Medicina e ditadura
Decisão do TRF-3 reconhece crimes de médicos da ditadura como imprescritíveis e reacende debate sobre cumplicidade da Medicina com a repressão
No último dia 10 de junho, o TRF da 3ª Região proferiu importantíssima decisão no campo da memória, verdade e justiça no Brasil, acolhendo recurso do MPF que contestava decisão da 6ª Vara Criminal de São Paulo, a qual rejeitava denúncia contra Harry Shibata e Antonio Valentini, ex-legistas do IML de São Paulo durante a ditadura, sob o argumento de extinção de punibilidade assegurada pela Lei da Anistia de 1979. Na prática, a mais recente decisão do TRF-3 reconheceu que os médicos cometeram crimes contra a humanidade, os quais, nessa condição, são imprescritíveis, não suscetíveis de anistia e passíveis de condenação.
O caso se refere aos assassinatos, em 1973, de Sônia Maria de Moraes Angel Jones e Antônio Carlos Bicalho Lana. Pela versão da ditadura, as mortes ocorreram em troca de tiros com a polícia, narrativa refutada pelo Ministério Público, que alegou o sequestro das vítimas, com sucessivas execuções decorrentes de bárbaras torturas e posterior descarte dos corpos, com nomes falsos, em valas clandestinas atribuídas a indigentes.

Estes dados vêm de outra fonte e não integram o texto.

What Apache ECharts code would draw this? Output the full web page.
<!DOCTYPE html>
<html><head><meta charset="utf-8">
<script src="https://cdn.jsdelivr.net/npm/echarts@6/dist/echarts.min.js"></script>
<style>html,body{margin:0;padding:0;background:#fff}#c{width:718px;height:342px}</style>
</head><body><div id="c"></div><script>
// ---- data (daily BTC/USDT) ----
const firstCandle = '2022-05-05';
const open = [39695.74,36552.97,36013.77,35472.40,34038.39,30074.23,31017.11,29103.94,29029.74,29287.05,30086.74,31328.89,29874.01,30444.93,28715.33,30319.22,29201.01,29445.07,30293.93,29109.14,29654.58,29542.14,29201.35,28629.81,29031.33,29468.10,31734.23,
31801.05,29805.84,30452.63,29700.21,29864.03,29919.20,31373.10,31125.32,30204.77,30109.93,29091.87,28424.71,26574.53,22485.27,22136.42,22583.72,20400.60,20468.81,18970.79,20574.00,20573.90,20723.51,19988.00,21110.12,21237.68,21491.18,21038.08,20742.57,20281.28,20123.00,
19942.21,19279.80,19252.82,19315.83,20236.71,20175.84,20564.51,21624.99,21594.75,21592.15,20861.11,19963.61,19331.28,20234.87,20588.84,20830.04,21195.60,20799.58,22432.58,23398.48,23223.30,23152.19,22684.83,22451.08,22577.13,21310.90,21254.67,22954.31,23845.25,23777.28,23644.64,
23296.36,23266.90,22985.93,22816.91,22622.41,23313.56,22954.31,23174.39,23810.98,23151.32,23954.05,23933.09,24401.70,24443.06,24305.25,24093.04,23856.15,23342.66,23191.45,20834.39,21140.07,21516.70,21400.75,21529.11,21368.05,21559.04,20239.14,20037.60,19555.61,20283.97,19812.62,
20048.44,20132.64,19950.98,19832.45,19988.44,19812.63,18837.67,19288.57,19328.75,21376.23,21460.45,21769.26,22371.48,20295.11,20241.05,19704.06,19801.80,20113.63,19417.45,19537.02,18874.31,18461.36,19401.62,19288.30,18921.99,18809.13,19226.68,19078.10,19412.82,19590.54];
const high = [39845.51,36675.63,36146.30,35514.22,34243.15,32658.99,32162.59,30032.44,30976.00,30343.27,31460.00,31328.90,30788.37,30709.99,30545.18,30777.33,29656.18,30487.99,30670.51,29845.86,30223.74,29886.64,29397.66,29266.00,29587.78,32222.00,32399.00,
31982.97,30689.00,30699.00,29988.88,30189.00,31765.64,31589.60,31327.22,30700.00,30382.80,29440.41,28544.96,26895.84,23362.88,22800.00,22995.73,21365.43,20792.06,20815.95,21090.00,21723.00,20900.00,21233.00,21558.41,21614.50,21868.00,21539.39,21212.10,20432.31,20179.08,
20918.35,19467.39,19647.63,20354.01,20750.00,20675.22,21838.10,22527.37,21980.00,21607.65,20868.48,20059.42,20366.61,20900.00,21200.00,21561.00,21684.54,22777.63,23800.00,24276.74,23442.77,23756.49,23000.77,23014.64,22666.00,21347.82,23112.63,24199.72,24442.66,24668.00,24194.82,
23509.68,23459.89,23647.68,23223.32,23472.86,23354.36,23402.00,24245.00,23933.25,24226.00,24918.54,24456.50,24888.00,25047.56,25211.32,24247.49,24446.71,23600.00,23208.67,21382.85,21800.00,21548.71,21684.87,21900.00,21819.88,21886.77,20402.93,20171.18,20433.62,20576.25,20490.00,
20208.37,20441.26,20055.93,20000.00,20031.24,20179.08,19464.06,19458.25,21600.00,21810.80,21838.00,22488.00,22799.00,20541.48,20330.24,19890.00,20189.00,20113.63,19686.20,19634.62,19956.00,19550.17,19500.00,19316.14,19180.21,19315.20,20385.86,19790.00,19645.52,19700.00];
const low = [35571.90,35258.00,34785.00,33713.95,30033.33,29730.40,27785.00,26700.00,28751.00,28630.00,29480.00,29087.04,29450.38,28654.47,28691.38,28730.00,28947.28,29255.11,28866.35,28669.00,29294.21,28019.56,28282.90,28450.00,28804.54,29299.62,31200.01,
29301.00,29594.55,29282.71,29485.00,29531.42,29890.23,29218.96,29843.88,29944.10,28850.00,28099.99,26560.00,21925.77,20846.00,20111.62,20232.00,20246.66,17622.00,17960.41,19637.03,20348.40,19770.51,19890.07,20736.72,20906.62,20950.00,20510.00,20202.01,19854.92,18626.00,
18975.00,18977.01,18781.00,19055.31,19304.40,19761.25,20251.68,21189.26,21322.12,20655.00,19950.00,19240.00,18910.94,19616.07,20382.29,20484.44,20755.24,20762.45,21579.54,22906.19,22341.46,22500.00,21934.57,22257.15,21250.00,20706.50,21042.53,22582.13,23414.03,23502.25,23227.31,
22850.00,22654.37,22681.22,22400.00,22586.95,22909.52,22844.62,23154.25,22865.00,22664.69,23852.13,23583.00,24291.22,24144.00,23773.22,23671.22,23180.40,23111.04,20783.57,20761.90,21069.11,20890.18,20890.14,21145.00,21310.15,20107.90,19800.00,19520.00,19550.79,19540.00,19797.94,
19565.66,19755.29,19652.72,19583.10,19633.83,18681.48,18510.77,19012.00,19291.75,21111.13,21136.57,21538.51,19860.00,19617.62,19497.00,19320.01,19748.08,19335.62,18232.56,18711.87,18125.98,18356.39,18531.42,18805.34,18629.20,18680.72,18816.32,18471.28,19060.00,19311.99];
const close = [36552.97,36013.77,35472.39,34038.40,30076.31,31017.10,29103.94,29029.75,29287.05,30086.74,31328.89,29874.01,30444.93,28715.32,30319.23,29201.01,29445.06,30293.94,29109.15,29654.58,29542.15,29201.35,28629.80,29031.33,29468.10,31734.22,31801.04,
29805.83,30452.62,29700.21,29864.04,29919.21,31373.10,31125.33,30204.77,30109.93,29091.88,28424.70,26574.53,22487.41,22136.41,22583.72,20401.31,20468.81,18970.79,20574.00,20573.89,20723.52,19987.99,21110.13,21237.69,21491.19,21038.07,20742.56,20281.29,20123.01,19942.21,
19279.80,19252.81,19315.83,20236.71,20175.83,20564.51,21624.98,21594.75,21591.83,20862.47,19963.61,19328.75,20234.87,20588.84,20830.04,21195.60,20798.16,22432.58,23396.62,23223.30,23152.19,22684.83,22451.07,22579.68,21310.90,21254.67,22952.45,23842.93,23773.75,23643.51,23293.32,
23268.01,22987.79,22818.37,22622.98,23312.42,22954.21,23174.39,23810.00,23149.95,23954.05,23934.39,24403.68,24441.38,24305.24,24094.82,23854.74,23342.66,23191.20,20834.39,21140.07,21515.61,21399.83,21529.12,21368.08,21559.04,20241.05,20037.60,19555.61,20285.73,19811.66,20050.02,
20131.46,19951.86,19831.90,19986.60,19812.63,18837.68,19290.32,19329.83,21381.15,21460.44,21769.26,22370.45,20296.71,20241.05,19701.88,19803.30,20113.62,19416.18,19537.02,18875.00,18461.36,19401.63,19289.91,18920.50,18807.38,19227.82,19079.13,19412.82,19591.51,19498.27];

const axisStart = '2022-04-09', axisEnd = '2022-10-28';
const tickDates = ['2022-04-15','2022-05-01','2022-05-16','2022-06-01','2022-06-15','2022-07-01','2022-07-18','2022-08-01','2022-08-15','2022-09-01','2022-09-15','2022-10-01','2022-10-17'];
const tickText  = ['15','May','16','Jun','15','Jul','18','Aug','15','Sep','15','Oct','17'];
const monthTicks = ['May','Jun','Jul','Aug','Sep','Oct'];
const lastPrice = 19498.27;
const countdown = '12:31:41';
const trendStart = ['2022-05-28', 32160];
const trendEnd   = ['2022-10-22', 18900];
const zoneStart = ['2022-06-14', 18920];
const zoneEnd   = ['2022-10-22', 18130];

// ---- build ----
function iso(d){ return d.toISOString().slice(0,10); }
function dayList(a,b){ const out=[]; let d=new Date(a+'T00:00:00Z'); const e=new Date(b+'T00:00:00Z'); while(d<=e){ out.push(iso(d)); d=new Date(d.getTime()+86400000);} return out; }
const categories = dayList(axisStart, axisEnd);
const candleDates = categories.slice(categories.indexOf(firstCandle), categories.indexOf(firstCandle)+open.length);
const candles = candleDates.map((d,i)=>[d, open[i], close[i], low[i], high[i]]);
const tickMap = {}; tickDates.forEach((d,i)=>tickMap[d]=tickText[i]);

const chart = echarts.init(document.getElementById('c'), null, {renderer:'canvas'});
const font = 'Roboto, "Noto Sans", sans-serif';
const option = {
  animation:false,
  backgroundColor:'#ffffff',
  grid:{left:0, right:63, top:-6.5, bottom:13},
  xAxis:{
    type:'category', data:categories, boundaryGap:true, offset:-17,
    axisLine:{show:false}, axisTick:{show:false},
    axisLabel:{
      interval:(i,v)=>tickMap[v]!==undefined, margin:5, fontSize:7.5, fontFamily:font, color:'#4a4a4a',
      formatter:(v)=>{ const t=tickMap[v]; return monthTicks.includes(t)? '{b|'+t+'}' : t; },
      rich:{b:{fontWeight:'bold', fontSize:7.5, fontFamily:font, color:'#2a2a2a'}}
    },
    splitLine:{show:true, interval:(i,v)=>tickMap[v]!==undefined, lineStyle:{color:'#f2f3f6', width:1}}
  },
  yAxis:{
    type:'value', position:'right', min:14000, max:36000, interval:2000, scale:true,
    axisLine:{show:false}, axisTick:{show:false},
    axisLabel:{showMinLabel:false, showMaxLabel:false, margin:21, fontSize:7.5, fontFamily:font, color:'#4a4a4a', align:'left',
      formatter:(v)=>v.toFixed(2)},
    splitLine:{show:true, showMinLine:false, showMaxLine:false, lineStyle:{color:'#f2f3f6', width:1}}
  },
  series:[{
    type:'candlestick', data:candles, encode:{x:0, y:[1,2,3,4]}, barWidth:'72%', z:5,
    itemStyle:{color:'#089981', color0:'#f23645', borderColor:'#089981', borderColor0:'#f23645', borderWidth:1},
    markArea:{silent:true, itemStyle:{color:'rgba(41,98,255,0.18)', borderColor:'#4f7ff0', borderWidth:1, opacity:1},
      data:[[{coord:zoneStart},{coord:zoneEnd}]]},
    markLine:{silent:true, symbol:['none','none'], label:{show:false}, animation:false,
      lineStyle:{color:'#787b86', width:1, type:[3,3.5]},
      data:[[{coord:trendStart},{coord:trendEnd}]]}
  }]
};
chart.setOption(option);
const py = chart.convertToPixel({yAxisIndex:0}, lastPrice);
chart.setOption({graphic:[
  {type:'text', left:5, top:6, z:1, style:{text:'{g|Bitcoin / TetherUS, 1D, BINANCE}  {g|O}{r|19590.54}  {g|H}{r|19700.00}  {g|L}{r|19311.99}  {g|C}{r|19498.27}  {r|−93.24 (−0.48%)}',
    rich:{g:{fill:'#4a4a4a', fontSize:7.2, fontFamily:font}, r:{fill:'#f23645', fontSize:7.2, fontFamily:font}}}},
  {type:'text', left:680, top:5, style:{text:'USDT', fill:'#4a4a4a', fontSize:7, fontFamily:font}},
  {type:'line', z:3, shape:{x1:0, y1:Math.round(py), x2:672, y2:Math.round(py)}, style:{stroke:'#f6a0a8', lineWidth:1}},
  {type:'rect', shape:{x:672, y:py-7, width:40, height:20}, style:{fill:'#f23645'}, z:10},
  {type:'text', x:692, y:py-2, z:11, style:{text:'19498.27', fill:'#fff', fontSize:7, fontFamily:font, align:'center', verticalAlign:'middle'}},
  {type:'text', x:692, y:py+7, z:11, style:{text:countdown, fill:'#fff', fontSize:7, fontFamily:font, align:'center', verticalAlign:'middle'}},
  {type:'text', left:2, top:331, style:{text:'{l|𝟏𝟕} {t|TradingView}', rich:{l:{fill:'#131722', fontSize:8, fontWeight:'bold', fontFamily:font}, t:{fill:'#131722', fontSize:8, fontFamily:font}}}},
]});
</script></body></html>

Os médicos teriam falsificado laudos necroscópicos, ocultando torturas e compactuando, doravante, com a ocultação de cadáveres. Harry Shibata é famoso também por ser acusado de falsificar laudos nas mortes do jornalista Vladimir Herzog e do sindicalista Manuel Fiel Filho, nas dependências do DOI-CODI. Ambos, segundo a ditadura, teriam sido vitimados por suicídio, porém com versões veementemente desmentidas pela Comissão Nacional da Verdade e, no caso de Herzog, até mesmo com condenação internacional do Brasil pela Corte Interamericana de Direitos Humanos.

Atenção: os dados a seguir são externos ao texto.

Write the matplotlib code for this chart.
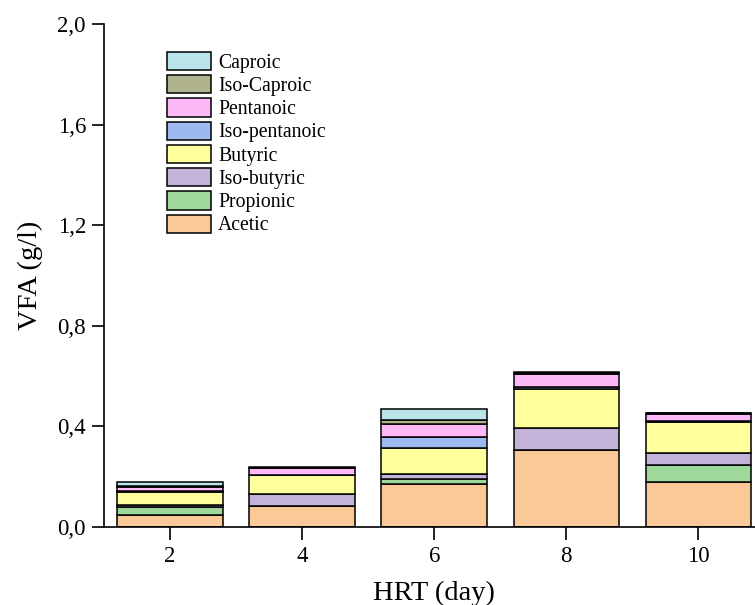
import matplotlib
matplotlib.use("Agg")
import matplotlib.pyplot as plt
import numpy as np

plt.rcParams['font.family'] = ['Liberation Serif', 'DejaVu Serif']

hrt = [2, 4, 6, 8, 10]
acetic        = [0.049, 0.085, 0.169, 0.308, 0.180]
propionic     = [0.030, 0.000, 0.023, 0.000, 0.067]
iso_butyric   = [0.007, 0.047, 0.017, 0.086, 0.048]
butyric       = [0.054, 0.073, 0.106, 0.155, 0.123]
iso_pentanoic = [0.004, 0.003, 0.043, 0.008, 0.005]
pentanoic     = [0.016, 0.025, 0.052, 0.051, 0.027]
iso_caproic   = [0.003, 0.002, 0.016, 0.004, 0.003]
caproic       = [0.016, 0.002, 0.044, 0.003, 0.002]

series = [
    ("Acetic", acetic, "#FBC897"),
    ("Propionic", propionic, "#9ED89A"),
    ("Iso-butyric", iso_butyric, "#C3B3D8"),
    ("Butyric", butyric, "#FFFF9C"),
    ("Iso-pentanoic", iso_pentanoic, "#9DB9F0"),
    ("Pentanoic", pentanoic, "#FDB8F8"),
    ("Iso-Caproic", iso_caproic, "#B0B38C"),
    ("Caproic", caproic, "#B8E4EA"),
]
y_ticks = [0.0, 0.4, 0.8, 1.2, 1.6, 2.0]
y_tick_labels = ["0,0", "0,4", "0,8", "1,2", "1,6", "2,0"]

fig = plt.figure(figsize=(7.55, 6.05), dpi=100)
ax = fig.add_axes([104/755, 78/605, (764.5-104)/755, (527-24)/605])

bottom = np.zeros(len(hrt))
handles = []
for name, vals, col in series:
    b = ax.bar(hrt, vals, width=1.6, bottom=bottom, color=col,
               edgecolor="black", linewidth=1.1, label=name, zorder=2)
    handles.append(b)
    bottom += np.array(vals)

ax.set_xlim(1, 11)
ax.set_ylim(0, 2.0)
ax.set_xticks(hrt)
ax.set_yticks(y_ticks)
ax.set_yticklabels(y_tick_labels)
ax.tick_params(axis='both', direction='out', length=9, width=1.2, labelsize=16.5)
ax.tick_params(axis='x', pad=5)
ax.tick_params(axis='y', pad=4)
for s in ['top', 'right']:
    ax.spines[s].set_visible(False)
for s in ['left', 'bottom']:
    ax.spines[s].set_linewidth(1.2)

ax.set_xlabel("HRT (day)", fontsize=20.5, labelpad=10)
ax.set_ylabel("VFA (g/l)", fontsize=20.5, labelpad=10)

leg = ax.legend(handles[::-1], [s[0] for s in series[::-1]],
                loc='upper left', bbox_to_anchor=(153/755, 1 - 38/605),
                bbox_transform=fig.transFigure, frameon=False,
                fontsize=14.2, handlelength=2.25, handleheight=1.05,
                labelspacing=0.12, handletextpad=0.35, borderpad=0.2)

fig.savefig("out.png", dpi=100)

A brutalidade das ações chama a atenção para a complexidade das artimanhas da ditadura, que usava a mão de ferro do Direito para legitimar crimes de Estado e da Medicina para mascará-los e abafá-los. A cumplicidade de cientistas com o estado de exceção — fato banalizado em períodos de terror — é algo que não pode ser esquecido. Ao contrário, deve ser sempre lembrado, para que fique claro como a conveniência política e/ou econômica se sobrepõe à ética quando o desmando impera. Não por acaso, recentemente houve juristas tentando fundamentar, na própria Constituição, a intervenção das Forças Armadas no golpe frustrado de 8 de janeiro de 2023. Não por acaso, houve médicos defendendo, com natural tranquilidade, remédios ineficazes para o tratamento da Covid-19 durante a pandemia.
A propósito, no Ceará, a Comissão Especial de Anistia Wanda Rita Othon Sidou prevê, em sua formação, uma vaga a ser preenchida por um representante do Conselho Regional de Medicina (CRM), mas a atual gestão do Conselho se negou a apresentar nome, justificando não dizer respeito às suas competências legais. Diante de todo o exposto, pergunto-lhe: será?